Die Digitalisierung hat eine neue Lese-Debatte ausgelöst, die bis heute immer neue Beiträge produziert. Gerade zu Anfang wurden Positionen formuliert, die das Lesen mit digitalen Geräten radikal ablehnen und das Ende von Büchern und Lesen überhaupt ausmalten. Ganz anders in diesem Beispiel: Schrift-Lesen und Welt-Lesen sind bei Holger Schulze eins. Wer lebt, liest. Und zwar permanent und ohne Pause. Schulze hat den Lektomaniker als Reaktion auf die postdigitale Kultur entworfen, in dem wir ständig von Schrift umgeben sind: Social-Media-Posts, Benachrichtigungen, Messenger-Nachrichten. Ständig wird gelesen. Im Lektomaniker kristallisiert sich die Gegenwartskultur. Auffällig ist, dass Schulze wie Beneken auf medizinisches Vokabular zurückgreift („manisch“). Der Aspekt der Sucht, des manischen Lesens, ist hier positiv gewendet.
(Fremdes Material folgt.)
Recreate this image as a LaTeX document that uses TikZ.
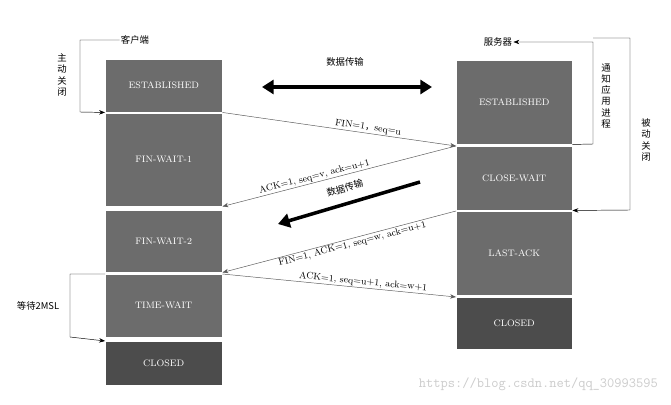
\documentclass[tikz,border=0pt]{standalone}
\usepackage{fontspec}
\newfontfamily\cjkfont{Noto Sans CJK SC}
\usetikzlibrary{arrows.meta}
\tikzset{
  state/.style={draw=white,fill=gray!85!black,text=white,font=\footnotesize,inner sep=0pt,anchor=north west},
  closedstate/.style={state,fill=gray!60!black},
  msg/.style={-{Stealth[length=5pt]},gray!70!black,thin},
  loopline/.style={-{Stealth[length=5pt]},thin},
  lbl/.style={font=\footnotesize,inner sep=1pt,text=black},
  cjk/.style={font=\cjkfont\footnotesize},
  bigarrow/.style={line width=3pt,-{Triangle[length=10pt,width=12pt]}},
}
\newcommand{\stbox}[6]{\node[#1,minimum width=#4*0.03cm,minimum height=#5*0.03cm] (#2) at (#3) {#6};}
\begin{document}
\begin{tikzpicture}[x=0.03cm,y=-0.03cm]
  \useasboundingbox[fill=white] (0,0) rectangle (671,405);
  % client column
  \stbox{state}{cest}{105,59}{117}{53}{ESTABLISHED}
  \stbox{state}{cfw1}{105,113}{117}{93}{FIN-WAIT-1}
  \stbox{state}{cfw2}{105,210}{117}{62}{FIN-WAIT-2}
  \stbox{state}{ctw}{105,274}{117}{63}{TIME-WAIT}
  \stbox{closedstate}{ccl}{105,341}{117}{44}{CLOSED}
  % server column
  \stbox{state}{sest}{456,60}{116}{84}{ESTABLISHED}
  \stbox{state}{scw}{456,146}{116}{64}{CLOSE-WAIT}
  \stbox{state}{sla}{456,211}{116}{84}{LAST-ACK}
  \stbox{closedstate}{scl}{456,297}{116}{52}{CLOSED}

  \node[lbl,cjk] (client) at (135,40) {客户端};
  \node[lbl,cjk] (server) at (498,42) {服务器};

  % messages
  \draw[msg] (cest.south east) -- node[lbl,above,sloped,pos=0.62] {FIN=1{\cjkfont ，}seq=u} (scw.north west);
  \draw[msg] (scw.north west) -- node[lbl,above,sloped,pos=0.6] {ACK=1, seq=v, ack=u+1} (cfw1.south east);
  \draw[msg] (sla.north west) -- node[lbl,below,sloped,pos=0.45] {FIN=1, ACK=1, seq=w, ack=u+1} (cfw2.south east);
  \draw[msg] (ctw.north east) -- node[lbl,above,sloped,pos=0.6] {ACK=1, seq=u+1, ack=w+1} (scl.north west);

  % data transfer
  \coordinate (dl) at (262,87);
  \coordinate (dr) at (432,87);
  \draw[bigarrow,{Triangle[length=10pt,width=12pt]}-{Triangle[length=10pt,width=12pt]}] (dl) -- (dr);
  \node[lbl,cjk] (data1) at (345,62) {数据传输};
  \coordinate (ds) at (420,182);
  \coordinate (de) at (278,224);
  \draw[bigarrow] (ds) -- (de);
  \node[lbl,cjk,rotate=16] (data2) at (345,188) {数据传输};

  % active close
  \coordinate (a1) at (80,40);
  \coordinate (a2) at (80,112);
  \draw[loopline] (client.west) -- (a1) -- (a2) -- (cest.south west);
  \node[lbl,cjk,align=center] (active) at (62,75) {主\\动\\关\\闭};
  % notify
  \coordinate (n1) at (593,144);
  \coordinate (n2) at (593,42);
  \draw[loopline] (sest.south east) -- (n1) -- (n2) -- (server.east);
  \node[lbl,cjk,align=center] (notify) at (606,96) {通\\知\\应\\用\\进\\程};
  % passive close
  \coordinate (p1) at (593,38);
  \coordinate (p2) at (630,38);
  \coordinate (p3) at (630,210);
  \draw[loopline] (p1) -- (p2) -- (p3) -- (scw.south east);
  \node[lbl,cjk,align=center] (passive) at (646,140) {被\\动\\关\\闭};
  % 2MSL
  \coordinate (w1) at (70,274);
  \coordinate (w2) at (70,337);
  \draw[loopline] (ctw.north west) -- (w1) -- (w2) -- (ccl.north west);
  \node[lbl,cjk] (wait) at (38,306) {等待2MSL};

  \node[font=\ttfamily\large,gray!40,anchor=east] (mark) at (662,384) {https://blog.csdn.net/qq\_30993595};
\end{tikzpicture}
\end{document}
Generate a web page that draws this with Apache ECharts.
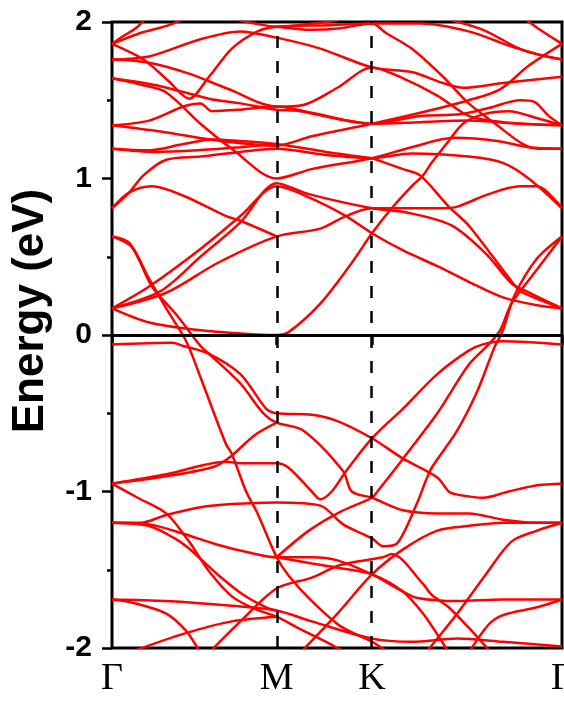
<!DOCTYPE html>
<html>
<head>
<meta charset="utf-8">
<script src="https://cdn.jsdelivr.net/npm/echarts@6/dist/echarts.min.js"></script>
<style>
  html, body { margin: 0; padding: 0; background: #fff; }
  #chart { width: 564px; height: 701px; }
</style>
</head>
<body>
<div id="chart"></div>
<script>
// k-path (units of 2pi/a): Gamma - M - K - Gamma
const kTicks = [0, 0.577, 0.911, 1.577];
const kLabels = ["Γ", "M", "K", "Γ"];

// conduction bands above ~1.1 eV, [k, E]
const upperBands = [
  [[0,1.86],[0.04,1.91],[0.09,1.97],[0.12,2.03]],
  [[0,1.86],[0.10,1.93],[0.20,1.98],[0.26,2.03]],
  [[0,1.86],[0.11,1.76],[0.20,1.62],[0.27,1.51],[0.34,1.65],[0.42,1.83],[0.51,1.94],[0.577,1.97],[0.76,1.98],[0.911,1.99],[0.96,1.93],[1.05,1.83],[1.16,1.65],[1.25,1.48],[1.35,1.34],[1.44,1.22],[1.50,1.19],[1.577,1.19]],
  [[0,1.76],[0.13,1.78],[0.31,1.89],[0.45,1.94],[0.577,1.90],[0.73,1.83],[0.911,1.71],[1.05,1.68],[1.16,1.61],[1.23,1.58],[1.37,1.61],[1.577,1.65]],
  [[0,1.76],[0.13,1.74],[0.27,1.67],[0.41,1.57],[0.577,1.46],[0.67,1.47],[0.79,1.58],[0.911,1.71],[1.02,1.64],[1.14,1.53],[1.25,1.40],[1.37,1.36],[1.577,1.34]],
  [[0,1.64],[0.10,1.60],[0.19,1.55],[0.31,1.35],[0.42,1.19],[0.577,1.00],[0.70,1.06],[0.911,1.13],[1.05,1.20],[1.20,1.26],[1.35,1.24],[1.46,1.20],[1.577,1.19]],
  [[0,1.64],[0.17,1.59],[0.34,1.51],[0.45,1.48],[0.577,1.44],[0.66,1.43],[0.79,1.38],[0.911,1.35],[1.08,1.36],[1.25,1.37],[1.43,1.35],[1.577,1.34]],
  [[0,1.34],[0.17,1.30],[0.38,1.24],[0.577,1.21],[0.70,1.27],[0.911,1.35],[1.08,1.42],[1.25,1.50],[1.36,1.57],[1.46,1.72],[1.577,1.86]],
  [[0,1.34],[0.13,1.37],[0.25,1.46],[0.31,1.48],[0.35,1.43],[0.45,1.44],[0.577,1.46],[0.70,1.42],[0.911,1.35],[1.08,1.40],[1.22,1.41],[1.32,1.45],[1.43,1.50],[1.48,1.49],[1.53,1.40],[1.577,1.34]],
  [[0,1.19],[0.13,1.18],[0.25,1.22],[0.35,1.25],[0.45,1.24],[0.577,1.22],[0.75,1.17],[0.911,1.13]],
  [[0,1.19],[0.15,1.17],[0.30,1.18],[0.45,1.20],[0.577,1.22]],
  [[0.577,1.97],[0.70,1.95],[0.80,1.96],[0.911,1.99],[1.08,1.99],[1.25,1.94],[1.39,1.85],[1.50,1.79],[1.577,1.76]],
  [[1.15,2.03],[1.30,1.95],[1.44,1.82],[1.577,1.76]],
  [[1.44,2.03],[1.50,1.95],[1.577,1.86]],
  [[0.40,2.03],[0.50,1.99],[0.577,1.97],[0.75,2.00],[0.85,2.03]]
];

// conduction bands between 0 and ~1.1 eV
const lowerBands = [
  [[0,0.17],[0.13,0.08],[0.31,0.03],[0.45,0.01],[0.577,0.0],[0.62,0.02],[0.73,0.20],[0.84,0.46],[0.911,0.65],[0.98,0.81],[1.05,0.95],[1.09,1.02],[1.12,1.10],[1.18,1.24],[1.23,1.35],[1.30,1.41],[1.39,1.43],[1.50,1.38],[1.577,1.34]],
  [[0,0.17],[0.13,0.31],[0.31,0.55],[0.45,0.76],[0.577,0.95],[0.69,0.88],[0.82,0.76],[0.911,0.65],[1.02,0.54],[1.14,0.44],[1.25,0.34],[1.37,0.24],[1.49,0.19],[1.577,0.17]],
  [[0,0.17],[0.17,0.28],[0.31,0.50],[0.45,0.72],[0.577,0.97],[0.69,0.90],[0.911,0.81],[1.04,0.78],[1.19,0.70],[1.31,0.52],[1.40,0.33],[1.44,0.29],[1.577,0.17]],
  [[0,0.17],[0.19,0.27],[0.37,0.46],[0.577,0.63],[0.73,0.68],[0.82,0.76],[0.911,0.81],[1.02,0.81],[1.16,0.81],[1.21,0.82],[1.32,0.90],[1.43,0.95],[1.49,0.95],[1.577,0.81]],
  [[0,0.81],[0.06,0.91],[0.11,1.02],[0.19,1.12],[0.31,1.14],[0.45,1.17],[0.577,1.19],[0.75,1.15],[0.911,1.13],[1.05,1.16],[1.25,1.14],[1.37,1.10],[1.46,1.00],[1.577,0.81]],
  [[0,0.81],[0.06,0.91],[0.14,0.95],[0.25,0.89],[0.40,0.76],[0.45,0.73],[0.577,0.63]],
  [[0.911,1.13],[1.02,1.06],[1.08,1.02],[1.18,0.82],[1.25,0.70],[1.41,0.32],[1.44,0.27],[1.577,0.17]]
];

// bands crossing the Fermi level and top valence bands
const crossingBands = [
  [[0,0.63],[0.06,0.59],[0.13,0.36],[0.19,0.17],[0.26,-0.04],[0.31,-0.27],[0.40,-0.70],[0.42,-0.76],[0.47,-1.00],[0.51,-1.14],[0.577,-1.42],[0.62,-1.54],[0.70,-1.70],[0.80,-1.86],[0.911,-1.96],[0.97,-2.03]],
  [[0,0.63],[0.07,0.56],[0.14,0.31],[0.23,0.12],[0.31,-0.07],[0.34,-0.12],[0.45,-0.31],[0.53,-0.50],[0.577,-0.56],[0.67,-0.61],[0.81,-0.87],[0.84,-1.00],[0.911,-1.04],[1.02,-1.12],[1.14,-1.14],[1.25,-1.14],[1.37,-1.18],[1.49,-1.20],[1.577,-1.20]],
  [[0,-0.06],[0.21,-0.05],[0.25,-0.07],[0.34,-0.12],[0.45,-0.25],[0.54,-0.47],[0.577,-0.50],[0.70,-0.51],[0.79,-0.55],[0.911,-0.66],[1.02,-0.79],[1.14,-0.91],[1.18,-1.00],[1.21,-1.02],[1.30,-1.04],[1.39,-1.00],[1.49,-0.96],[1.577,-0.95]],
  [[0,-0.95],[0.19,-0.89],[0.40,-0.81],[0.45,-0.82],[0.577,-0.82],[0.62,-0.85],[0.70,-1.00],[0.73,-1.05],[0.77,-1.00],[0.82,-0.87],[0.911,-0.66],[1.02,-0.47],[1.14,-0.25],[1.25,-0.10],[1.30,-0.06],[1.37,-0.04],[1.577,-0.06]],
  [[0,-1.20],[0.10,-1.20],[0.19,-1.15],[0.31,-1.10],[0.42,-1.08],[0.577,-1.07],[0.73,-1.09],[0.81,-1.21],[0.911,-1.30],[0.95,-1.35],[1.00,-1.33],[1.07,-1.07],[1.10,-0.93],[1.12,-0.85],[1.21,-0.61],[1.28,-0.36],[1.34,-0.08],[1.37,0.03],[1.41,0.25],[1.49,0.49],[1.577,0.63]],
  [[0.577,-1.42],[0.69,-1.25],[0.80,-1.13],[0.911,-1.04],[0.93,-1.00],[1.02,-0.79],[1.14,-0.50],[1.25,-0.19],[1.32,-0.06],[1.36,0.03],[1.40,0.20],[1.49,0.42],[1.577,0.63]]
];

// deeper valence bands
const valenceBands = [
  [[0,-0.95],[0.20,-0.90],[0.36,-0.84],[0.42,-0.77],[0.50,-0.64],[0.577,-0.56]],
  [[0,-0.95],[0.09,-1.04],[0.19,-1.14],[0.27,-1.32],[0.34,-1.51],[0.42,-1.67],[0.50,-1.75],[0.577,-1.80],[0.66,-1.88],[0.76,-1.97],[0.82,-2.03]],
  [[0,-1.20],[0.13,-1.21],[0.25,-1.27],[0.37,-1.34],[0.48,-1.39],[0.577,-1.42],[0.70,-1.42],[0.79,-1.44],[0.911,-1.53],[1.02,-1.64],[1.07,-1.68],[1.21,-1.70],[1.37,-1.69],[1.577,-1.69]],
  [[0,-1.69],[0.19,-1.70],[0.42,-1.73],[0.577,-1.76],[0.70,-1.83],[0.911,-1.94],[1.05,-1.96],[1.21,-1.94],[1.37,-1.96],[1.577,-1.99]],
  [[0,-1.69],[0.07,-1.71],[0.19,-1.78],[0.26,-1.89],[0.30,-2.00],[0.32,-2.05]],
  [[0.66,-2.03],[0.79,-1.78],[0.911,-1.53],[1.02,-1.37],[1.14,-1.25],[1.25,-1.22],[1.37,-1.20],[1.577,-1.20]],
  [[0.34,-2.03],[0.45,-1.83],[0.577,-1.62],[0.70,-1.55],[0.80,-1.47],[0.95,-1.42],[0.98,-1.40],[1.09,-1.59],[1.12,-1.66],[1.18,-1.74],[1.25,-1.87],[1.30,-1.97],[1.33,-2.03]],
  [[1.25,-2.03],[1.32,-1.85],[1.37,-1.79],[1.49,-1.74],[1.577,-1.69]],
  [[1.10,-2.03],[1.21,-1.78],[1.31,-1.53],[1.40,-1.32],[1.49,-1.25],[1.577,-1.20]],
  [[0.06,-2.03],[0.25,-1.91],[0.42,-1.83],[0.577,-1.80]],
  [[0,-1.20],[0.13,-1.22],[0.22,-1.30],[0.28,-1.38],[0.37,-1.53],[0.46,-1.66],[0.54,-1.74],[0.577,-1.76]],
  [[0.577,-1.42],[0.70,-1.46],[0.80,-1.49],[0.911,-1.53],[1.02,-1.64],[1.09,-1.78],[1.16,-1.97],[1.18,-2.03]]
];

const allBands = [...upperBands, ...lowerBands, ...crossingBands, ...valenceBands];

let chart = echarts.init(document.getElementById("chart"));

let series = allBands.map(band => ({
  type: "line",
  data: band,
  showSymbol: false,
  smooth: 0.3,
  silent: true,
  z: 2,
  itemStyle: { color: "#ff0000" },
  lineStyle: { color: "#ff0000", width: 2.5 }
}));

// dashed lines at M and K, solid Fermi level line
series.push({
  type: "line",
  data: [],
  silent: true,
  z: 3,
  markLine: {
    silent: true,
    symbol: ["none", "none"],
    label: { show: false },
    animation: false,
    data: [
      { xAxis: kTicks[1], lineStyle: { color: "#000", width: 2.5, type: [12, 13] } },
      { xAxis: kTicks[2], lineStyle: { color: "#000", width: 2.5, type: [12, 13] } },
      { yAxis: 0, lineStyle: { color: "#000", width: 3, type: "solid" } }
    ]
  }
});

chart.setOption({
  animation: false,
  backgroundColor: "#fff",
  grid: {
    show: true,
    left: 112,
    right: 2,
    top: 22,
    bottom: 53,
    outerBoundsMode: "none",
    containLabel: false,
    borderColor: "#000",
    borderWidth: 3
  },
  graphic: [
    {
      type: "text",
      x: 31,
      y: 311,
      rotation: Math.PI / 2,
      style: {
        text: "Energy (eV)",
        fill: "#000",
        font: "bold 44px 'Liberation Sans', Arial, sans-serif",
        align: "center",
        verticalAlign: "middle"
      }
    }
  ],
  xAxis: {
    type: "value",
    min: 0,
    max: kTicks[3],
    axisLine: { show: false },
    splitLine: { show: false },
    axisTick: {
      customValues: kTicks,
      length: 10,
      lineStyle: { color: "#000", width: 2.5 }
    },
    axisLabel: {
      customValues: kTicks,
      margin: 12,
      color: "#000",
      fontSize: 38,
      fontFamily: "'Liberation Serif', 'DejaVu Serif', serif",
      formatter: function(v) {
        let idx = kTicks.findIndex(t => Math.abs(t - v) < 1e-6);
        return idx >= 0 ? kLabels[idx] : "";
      }
    }
  },
  yAxis: {
    type: "value",
    min: -2,
    max: 2,
    interval: 1,
    axisLine: { show: false },
    splitLine: { show: false },
    axisTick: {
      length: 10,
      lineStyle: { color: "#000", width: 2.5 }
    },
    minorTick: {
      show: true,
      splitNumber: 2,
      length: 5,
      lineStyle: { color: "#000", width: 2.5 }
    },
    minorSplitLine: { show: false },
    axisLabel: {
      margin: 20,
      color: "#000",
      fontSize: 30,
      fontWeight: "bold",
      fontFamily: "'Liberation Sans', Arial, sans-serif"
    }
  },
  series: series
});
</script>
</body>
</html>
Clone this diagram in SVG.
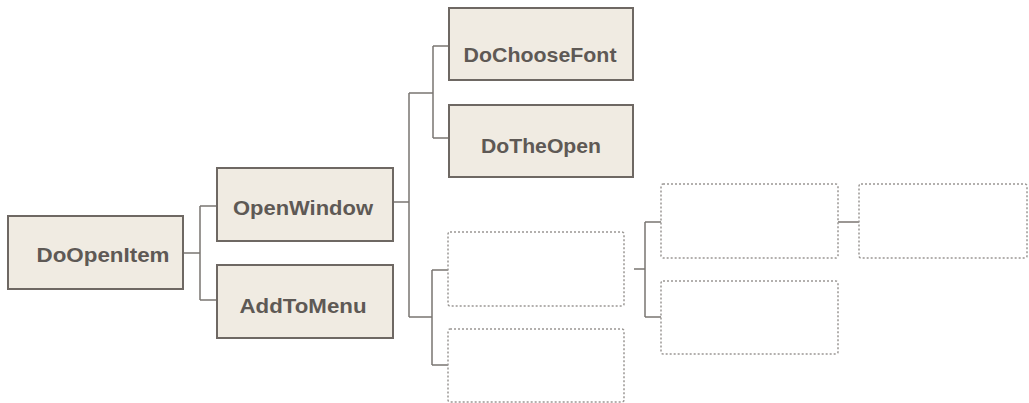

Der Perspektive ist hier die der Lesenden und nicht die von ihren kritischen Beobachtern. Lesen wird zur Rauscherfahrung – und zur Lebensform.

Was hat sich Kreuzmair neben der Aufarbeitung der Lesedebatten noch vorgenommen? Auch das verrät er: „Im Projekt sollen nicht nur Lesedebatten, aus dem die obigen Zitate größtenteils stammen, sondern auch Leseforschung, Lesepropädeutiken sowie der hermeneutische Diskurs und seine Kritik in den Blick genommen werden.“

Darstellungen des Lesens in der Kunst

Durch die wissensgeschichtliche Untersuchung des bisher nicht auf diese Weise systematisch erforschten Lesediskurses, soll der Leseforschung und der öffentlichen Debatte über das Lesen neue Impulse gegeben werden. Er möchte sichtbar machen, wie sich Wissen über das Lesen zum ‚Mythos Lesen’, also der Aufladung des Lesens beispielsweise als definierende Fähigkeit des Menschen, verhält. „Der literaturwissenschaftliche Blick hilft dabei zu verstehen, wie Wissen mit sprachlichen Mitteln produziert, zirkuliert und vermittelt wird“, sagt Elias Kreuzmair. „Auf diese Weise wird das Projekt eine neue Sensibilität für das Lesen als problematisches Objekt des Wissens in die Leseforschung einbringen. Zugleich kann es Studierenden den Anstoß geben, die eigene Lesepraxis zu und Annahmen und Vorurteile über das Lesen zu reflektieren. Schließlich kann auch für die weitere Öffentlichkeit der Impuls ausgehen, Muster medienkritische Diskurse zu erkennen und über die Vielfältigkeit der Leseweisen nachzudenken.“

Dr. Elias Kreuzmaier
Zur Person

Dr. Elias Kreuzmair hat Neuere deutsche Literatur, Allgemeine und Vergleichende Literaturwissenschaften und Soziologie in München und Paris studiert. Er wurde mit einer Arbeit zur Theorie-Rezeption der Pop-Literatur an der Universität Greifswald promoviert (Pop und Tod. Schreiben nach der Theorie, 2020) und hat danach an der Universität Siegen zu Unterhaltungszeitschriften der 1920er Jahre geforscht. Für das Forschungsprojekt „Lesen schreiben. Poetologie des Wissens über Lektüre“, das er leitet, ist er nach Greifswald zurückgekehrt. Das Projekt, das im Arbeitsbereich Neuere deutsche Literatur und Literaturtheorie am Institut für Deutsche Philologie angesiedelt ist, wird für drei Jahre von der Deutschen Forschungsgemeinschaft gefördert.